In a general conversation about football (all grades), I was asked which one player did I find it hard to play against.
My answer was instant . . . Jimmy Bone.
Now, my encounter was really brief, as I came on as a substitute for East Fife at Partick Thistle in 1971, a game we were to lose 3-0. In my time on the pitch, his movement was such I hadn’t encountered before, and he gave me “a doing”.
Many years later, when he was assistant to Jocky Scott at Dens Park, I asked him if he remembered that game.
“I do remember that game very well,” he immediately said.
“I had just come back from injury at that time and was really buzzing to be back in the team.
“I did give the East Fife central defenders a hard time.”
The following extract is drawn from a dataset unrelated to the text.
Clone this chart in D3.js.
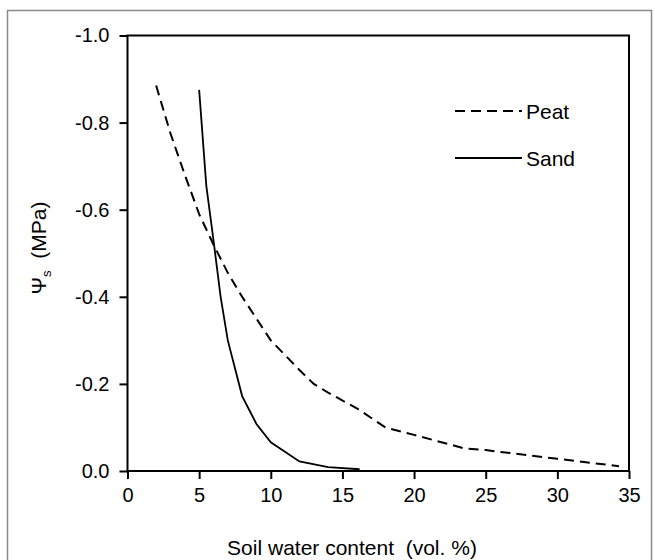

Then, looking straight at me, he concluded: “Don’t worry, I would have given anyone a doing on that day.”
After he scored well over 100 goals for Partick Thistle, others noted his form and he soon earned a move to Norwich, then on to Sheffield United.
Celtic took him back to Scotland, but he didn’t appear regularly for the Hoops.
In 1975, Arbroath paid around £10,000 to Celtic to bring him to Gayfield and then recouped treble that amount three years later when they sold him to Alex Ferguson’s St Mirren.
After four years at Love Street, he had spells with Toronto Blizzard and Hong Kong Rangers before spending two years with Hearts and another stint at Arbroath.
Bone (left) moved into management with Arbroath in that second spell, then took charge of Airdrie, St Mirren, East Fife and Stenhousemuir.
In addition to his coaching stint at Dens, he enjoyed similar posts at Ross County, Partick Thistle and Chester City. Other appointments took him abroad to Zambia (Power Dynamo) and Bidvest Wits (South Africa).